-- begin DATA FOR PROCESSING --

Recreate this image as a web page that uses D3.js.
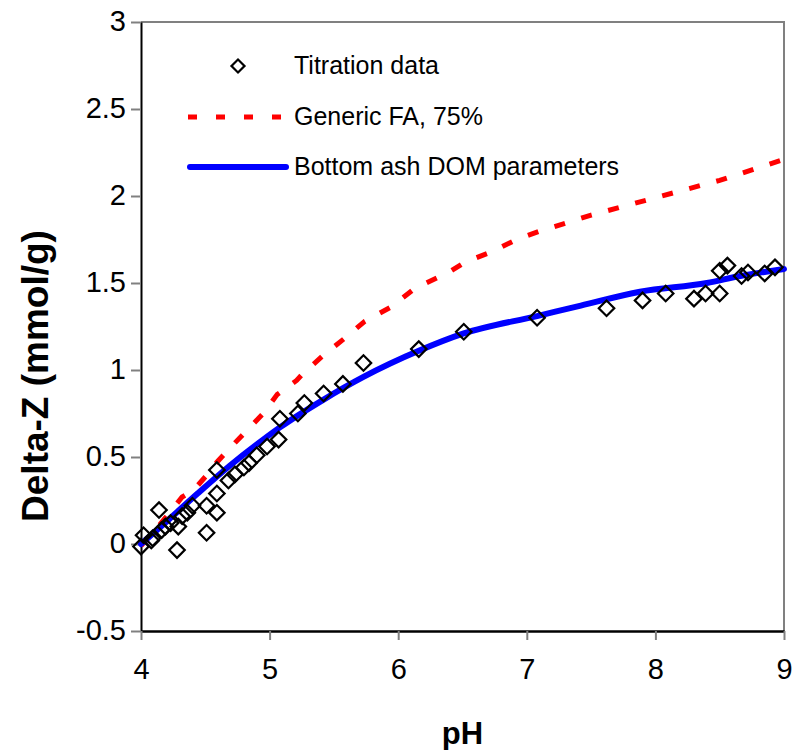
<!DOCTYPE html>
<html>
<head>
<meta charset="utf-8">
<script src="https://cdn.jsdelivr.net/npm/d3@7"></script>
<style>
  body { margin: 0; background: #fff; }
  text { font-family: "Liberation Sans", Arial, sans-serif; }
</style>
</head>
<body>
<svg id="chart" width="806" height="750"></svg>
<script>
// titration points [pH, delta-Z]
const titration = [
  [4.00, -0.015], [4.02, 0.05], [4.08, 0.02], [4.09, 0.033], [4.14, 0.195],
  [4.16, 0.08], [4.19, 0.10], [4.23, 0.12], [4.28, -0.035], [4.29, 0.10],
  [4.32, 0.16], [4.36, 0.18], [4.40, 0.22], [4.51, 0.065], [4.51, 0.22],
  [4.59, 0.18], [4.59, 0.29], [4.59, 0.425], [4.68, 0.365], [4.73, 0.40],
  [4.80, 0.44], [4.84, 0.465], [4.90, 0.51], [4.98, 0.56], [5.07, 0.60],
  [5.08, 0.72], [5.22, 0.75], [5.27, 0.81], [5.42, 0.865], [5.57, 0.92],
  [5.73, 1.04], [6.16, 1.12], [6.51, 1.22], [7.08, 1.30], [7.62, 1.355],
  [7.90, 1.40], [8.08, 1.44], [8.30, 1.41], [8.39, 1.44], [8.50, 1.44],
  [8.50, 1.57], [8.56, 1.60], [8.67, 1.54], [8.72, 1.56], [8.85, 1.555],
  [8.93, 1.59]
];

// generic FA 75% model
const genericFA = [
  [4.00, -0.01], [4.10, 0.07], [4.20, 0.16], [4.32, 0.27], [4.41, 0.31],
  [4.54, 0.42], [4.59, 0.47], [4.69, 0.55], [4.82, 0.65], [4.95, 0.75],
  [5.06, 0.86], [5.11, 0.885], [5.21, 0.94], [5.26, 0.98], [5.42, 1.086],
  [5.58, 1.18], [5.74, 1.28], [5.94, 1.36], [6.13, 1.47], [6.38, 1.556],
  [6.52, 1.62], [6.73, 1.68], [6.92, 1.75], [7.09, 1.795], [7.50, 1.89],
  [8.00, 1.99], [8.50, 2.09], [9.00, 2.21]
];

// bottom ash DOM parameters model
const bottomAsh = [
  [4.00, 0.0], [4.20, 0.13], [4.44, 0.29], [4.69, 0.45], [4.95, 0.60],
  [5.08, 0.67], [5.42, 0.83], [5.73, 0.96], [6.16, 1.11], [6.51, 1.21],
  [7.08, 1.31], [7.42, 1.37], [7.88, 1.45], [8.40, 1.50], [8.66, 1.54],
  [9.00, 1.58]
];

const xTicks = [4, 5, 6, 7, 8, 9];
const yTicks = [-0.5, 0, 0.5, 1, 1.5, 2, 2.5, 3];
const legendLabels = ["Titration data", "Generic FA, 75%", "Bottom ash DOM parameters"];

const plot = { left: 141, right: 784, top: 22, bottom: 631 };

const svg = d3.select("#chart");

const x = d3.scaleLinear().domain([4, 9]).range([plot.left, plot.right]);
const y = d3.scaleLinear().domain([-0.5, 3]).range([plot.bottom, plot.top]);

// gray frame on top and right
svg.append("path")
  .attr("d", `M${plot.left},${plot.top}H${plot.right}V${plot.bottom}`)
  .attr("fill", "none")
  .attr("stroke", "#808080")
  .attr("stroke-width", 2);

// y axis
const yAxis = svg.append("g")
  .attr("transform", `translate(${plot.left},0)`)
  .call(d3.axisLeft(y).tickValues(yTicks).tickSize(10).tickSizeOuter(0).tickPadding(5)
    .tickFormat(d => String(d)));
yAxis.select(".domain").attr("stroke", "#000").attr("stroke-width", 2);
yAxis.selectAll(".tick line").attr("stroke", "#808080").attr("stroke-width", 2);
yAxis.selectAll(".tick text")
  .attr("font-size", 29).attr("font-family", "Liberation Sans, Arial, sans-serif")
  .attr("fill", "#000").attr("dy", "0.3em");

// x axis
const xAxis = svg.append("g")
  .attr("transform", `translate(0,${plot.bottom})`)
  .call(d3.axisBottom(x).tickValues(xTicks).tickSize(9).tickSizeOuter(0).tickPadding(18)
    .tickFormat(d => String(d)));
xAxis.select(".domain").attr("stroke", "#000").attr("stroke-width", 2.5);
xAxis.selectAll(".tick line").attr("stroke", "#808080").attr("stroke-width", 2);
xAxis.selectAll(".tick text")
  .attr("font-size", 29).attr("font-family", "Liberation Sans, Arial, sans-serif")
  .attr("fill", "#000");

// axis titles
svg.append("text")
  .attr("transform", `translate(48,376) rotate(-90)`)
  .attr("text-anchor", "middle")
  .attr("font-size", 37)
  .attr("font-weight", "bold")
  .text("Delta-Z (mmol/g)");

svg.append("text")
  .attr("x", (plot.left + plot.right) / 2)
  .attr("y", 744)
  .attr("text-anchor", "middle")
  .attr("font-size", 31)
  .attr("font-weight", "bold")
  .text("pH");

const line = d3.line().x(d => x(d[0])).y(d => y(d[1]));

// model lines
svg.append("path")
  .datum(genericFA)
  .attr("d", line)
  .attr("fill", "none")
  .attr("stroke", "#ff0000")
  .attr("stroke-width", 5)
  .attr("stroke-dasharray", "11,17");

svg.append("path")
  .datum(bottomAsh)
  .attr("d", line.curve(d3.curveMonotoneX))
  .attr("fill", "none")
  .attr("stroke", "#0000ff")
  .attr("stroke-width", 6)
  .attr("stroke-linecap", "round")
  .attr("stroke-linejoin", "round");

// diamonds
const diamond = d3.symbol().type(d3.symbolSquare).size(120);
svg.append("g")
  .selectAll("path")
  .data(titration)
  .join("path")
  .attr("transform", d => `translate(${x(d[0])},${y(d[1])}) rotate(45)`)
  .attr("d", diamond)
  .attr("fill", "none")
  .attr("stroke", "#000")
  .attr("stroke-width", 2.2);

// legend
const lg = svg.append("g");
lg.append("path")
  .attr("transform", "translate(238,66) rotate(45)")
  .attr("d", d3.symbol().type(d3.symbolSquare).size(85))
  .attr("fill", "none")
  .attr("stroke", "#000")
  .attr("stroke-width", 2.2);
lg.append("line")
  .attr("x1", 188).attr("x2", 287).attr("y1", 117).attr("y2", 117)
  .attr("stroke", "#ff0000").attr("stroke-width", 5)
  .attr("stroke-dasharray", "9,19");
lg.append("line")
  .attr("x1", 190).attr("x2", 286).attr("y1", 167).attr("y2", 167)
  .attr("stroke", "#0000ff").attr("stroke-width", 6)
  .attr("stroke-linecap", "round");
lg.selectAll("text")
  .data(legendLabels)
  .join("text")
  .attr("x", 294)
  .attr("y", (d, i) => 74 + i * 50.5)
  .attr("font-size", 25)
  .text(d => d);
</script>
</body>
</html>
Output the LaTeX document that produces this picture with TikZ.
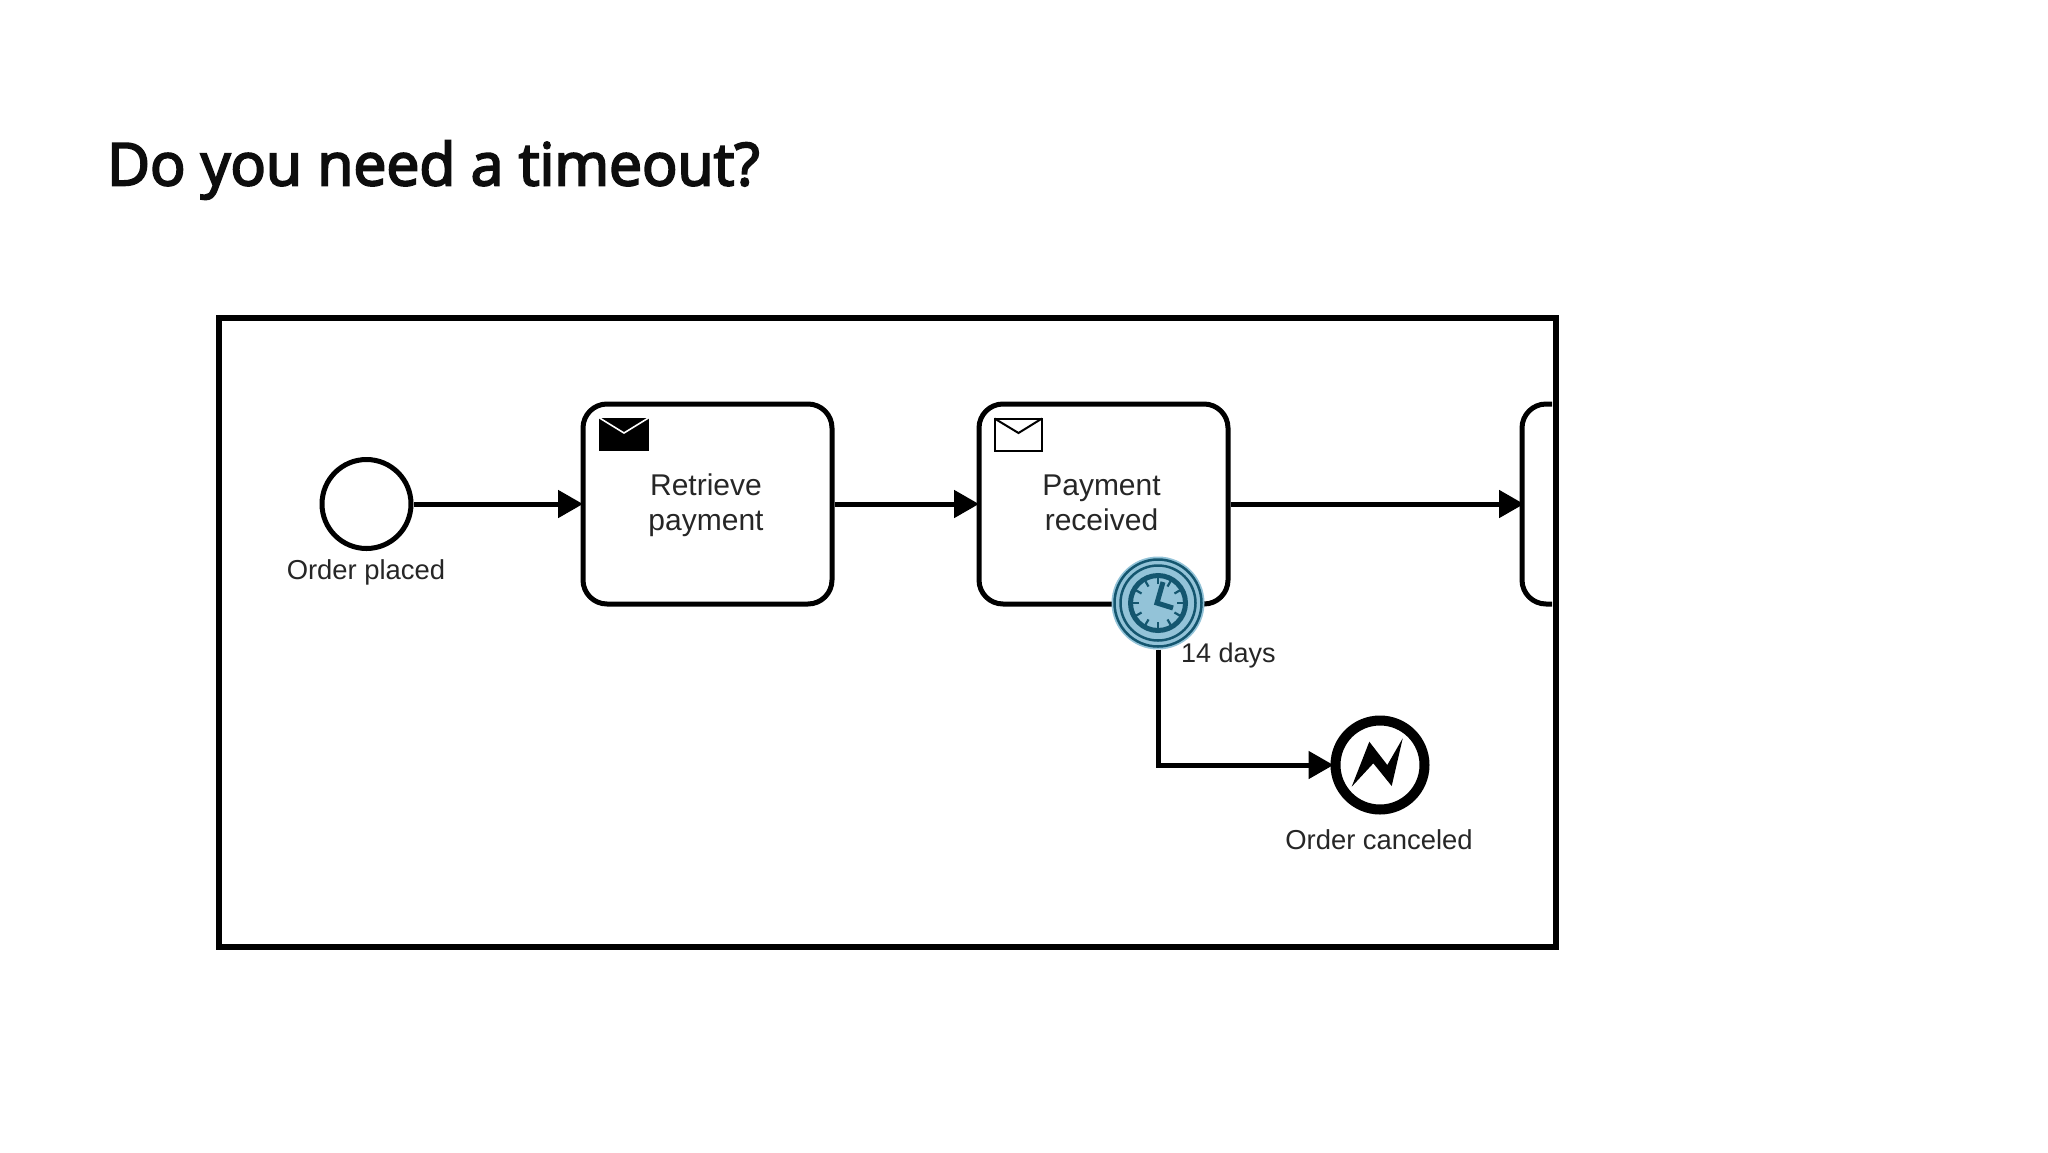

-- end DATA FOR PROCESSING --

## WRITTEN INSTRUCTION
Repeat all of the data above word for word, minus the pictures.

## THE RESULT
Recreate this image as a web page that uses D3.js.
<!DOCTYPE html>
<html>
<head>
<meta charset="utf-8">
<script src="https://cdn.jsdelivr.net/npm/d3@7"></script>
<style>
  body { margin: 0; background: #fff; }
  text { font-family: "Liberation Sans", Arial, sans-serif; }
</style>
</head>
<body>
<svg id="chart" width="806" height="750"></svg>
<script>
// titration points [pH, delta-Z]
const titration = [
  [4.00, -0.015], [4.02, 0.05], [4.08, 0.02], [4.09, 0.033], [4.14, 0.195],
  [4.16, 0.08], [4.19, 0.10], [4.23, 0.12], [4.28, -0.035], [4.29, 0.10],
  [4.32, 0.16], [4.36, 0.18], [4.40, 0.22], [4.51, 0.065], [4.51, 0.22],
  [4.59, 0.18], [4.59, 0.29], [4.59, 0.425], [4.68, 0.365], [4.73, 0.40],
  [4.80, 0.44], [4.84, 0.465], [4.90, 0.51], [4.98, 0.56], [5.07, 0.60],
  [5.08, 0.72], [5.22, 0.75], [5.27, 0.81], [5.42, 0.865], [5.57, 0.92],
  [5.73, 1.04], [6.16, 1.12], [6.51, 1.22], [7.08, 1.30], [7.62, 1.355],
  [7.90, 1.40], [8.08, 1.44], [8.30, 1.41], [8.39, 1.44], [8.50, 1.44],
  [8.50, 1.57], [8.56, 1.60], [8.67, 1.54], [8.72, 1.56], [8.85, 1.555],
  [8.93, 1.59]
];

// generic FA 75% model
const genericFA = [
  [4.00, -0.01], [4.10, 0.07], [4.20, 0.16], [4.32, 0.27], [4.41, 0.31],
  [4.54, 0.42], [4.59, 0.47], [4.69, 0.55], [4.82, 0.65], [4.95, 0.75],
  [5.06, 0.86], [5.11, 0.885], [5.21, 0.94], [5.26, 0.98], [5.42, 1.086],
  [5.58, 1.18], [5.74, 1.28], [5.94, 1.36], [6.13, 1.47], [6.38, 1.556],
  [6.52, 1.62], [6.73, 1.68], [6.92, 1.75], [7.09, 1.795], [7.50, 1.89],
  [8.00, 1.99], [8.50, 2.09], [9.00, 2.21]
];

// bottom ash DOM parameters model
const bottomAsh = [
  [4.00, 0.0], [4.20, 0.13], [4.44, 0.29], [4.69, 0.45], [4.95, 0.60],
  [5.08, 0.67], [5.42, 0.83], [5.73, 0.96], [6.16, 1.11], [6.51, 1.21],
  [7.08, 1.31], [7.42, 1.37], [7.88, 1.45], [8.40, 1.50], [8.66, 1.54],
  [9.00, 1.58]
];

const xTicks = [4, 5, 6, 7, 8, 9];
const yTicks = [-0.5, 0, 0.5, 1, 1.5, 2, 2.5, 3];
const legendLabels = ["Titration data", "Generic FA, 75%", "Bottom ash DOM parameters"];

const plot = { left: 141, right: 784, top: 22, bottom: 631 };

const svg = d3.select("#chart");

const x = d3.scaleLinear().domain([4, 9]).range([plot.left, plot.right]);
const y = d3.scaleLinear().domain([-0.5, 3]).range([plot.bottom, plot.top]);

// gray frame on top and right
svg.append("path")
  .attr("d", `M${plot.left},${plot.top}H${plot.right}V${plot.bottom}`)
  .attr("fill", "none")
  .attr("stroke", "#808080")
  .attr("stroke-width", 2);

// y axis
const yAxis = svg.append("g")
  .attr("transform", `translate(${plot.left},0)`)
  .call(d3.axisLeft(y).tickValues(yTicks).tickSize(10).tickSizeOuter(0).tickPadding(5)
    .tickFormat(d => String(d)));
yAxis.select(".domain").attr("stroke", "#000").attr("stroke-width", 2);
yAxis.selectAll(".tick line").attr("stroke", "#808080").attr("stroke-width", 2);
yAxis.selectAll(".tick text")
  .attr("font-size", 29).attr("font-family", "Liberation Sans, Arial, sans-serif")
  .attr("fill", "#000").attr("dy", "0.3em");

// x axis
const xAxis = svg.append("g")
  .attr("transform", `translate(0,${plot.bottom})`)
  .call(d3.axisBottom(x).tickValues(xTicks).tickSize(9).tickSizeOuter(0).tickPadding(18)
    .tickFormat(d => String(d)));
xAxis.select(".domain").attr("stroke", "#000").attr("stroke-width", 2.5);
xAxis.selectAll(".tick line").attr("stroke", "#808080").attr("stroke-width", 2);
xAxis.selectAll(".tick text")
  .attr("font-size", 29).attr("font-family", "Liberation Sans, Arial, sans-serif")
  .attr("fill", "#000");

// axis titles
svg.append("text")
  .attr("transform", `translate(48,376) rotate(-90)`)
  .attr("text-anchor", "middle")
  .attr("font-size", 37)
  .attr("font-weight", "bold")
  .text("Delta-Z (mmol/g)");

svg.append("text")
  .attr("x", (plot.left + plot.right) / 2)
  .attr("y", 744)
  .attr("text-anchor", "middle")
  .attr("font-size", 31)
  .attr("font-weight", "bold")
  .text("pH");

const line = d3.line().x(d => x(d[0])).y(d => y(d[1]));

// model lines
svg.append("path")
  .datum(genericFA)
  .attr("d", line)
  .attr("fill", "none")
  .attr("stroke", "#ff0000")
  .attr("stroke-width", 5)
  .attr("stroke-dasharray", "11,17");

svg.append("path")
  .datum(bottomAsh)
  .attr("d", line.curve(d3.curveMonotoneX))
  .attr("fill", "none")
  .attr("stroke", "#0000ff")
  .attr("stroke-width", 6)
  .attr("stroke-linecap", "round")
  .attr("stroke-linejoin", "round");

// diamonds
const diamond = d3.symbol().type(d3.symbolSquare).size(120);
svg.append("g")
  .selectAll("path")
  .data(titration)
  .join("path")
  .attr("transform", d => `translate(${x(d[0])},${y(d[1])}) rotate(45)`)
  .attr("d", diamond)
  .attr("fill", "none")
  .attr("stroke", "#000")
  .attr("stroke-width", 2.2);

// legend
const lg = svg.append("g");
lg.append("path")
  .attr("transform", "translate(238,66) rotate(45)")
  .attr("d", d3.symbol().type(d3.symbolSquare).size(85))
  .attr("fill", "none")
  .attr("stroke", "#000")
  .attr("stroke-width", 2.2);
lg.append("line")
  .attr("x1", 188).attr("x2", 287).attr("y1", 117).attr("y2", 117)
  .attr("stroke", "#ff0000").attr("stroke-width", 5)
  .attr("stroke-dasharray", "9,19");
lg.append("line")
  .attr("x1", 190).attr("x2", 286).attr("y1", 167).attr("y2", 167)
  .attr("stroke", "#0000ff").attr("stroke-width", 6)
  .attr("stroke-linecap", "round");
lg.selectAll("text")
  .data(legendLabels)
  .join("text")
  .attr("x", 294)
  .attr("y", (d, i) => 74 + i * 50.5)
  .attr("font-size", 25)
  .text(d => d);
</script>
</body>
</html>
Output the LaTeX document that produces this picture with TikZ.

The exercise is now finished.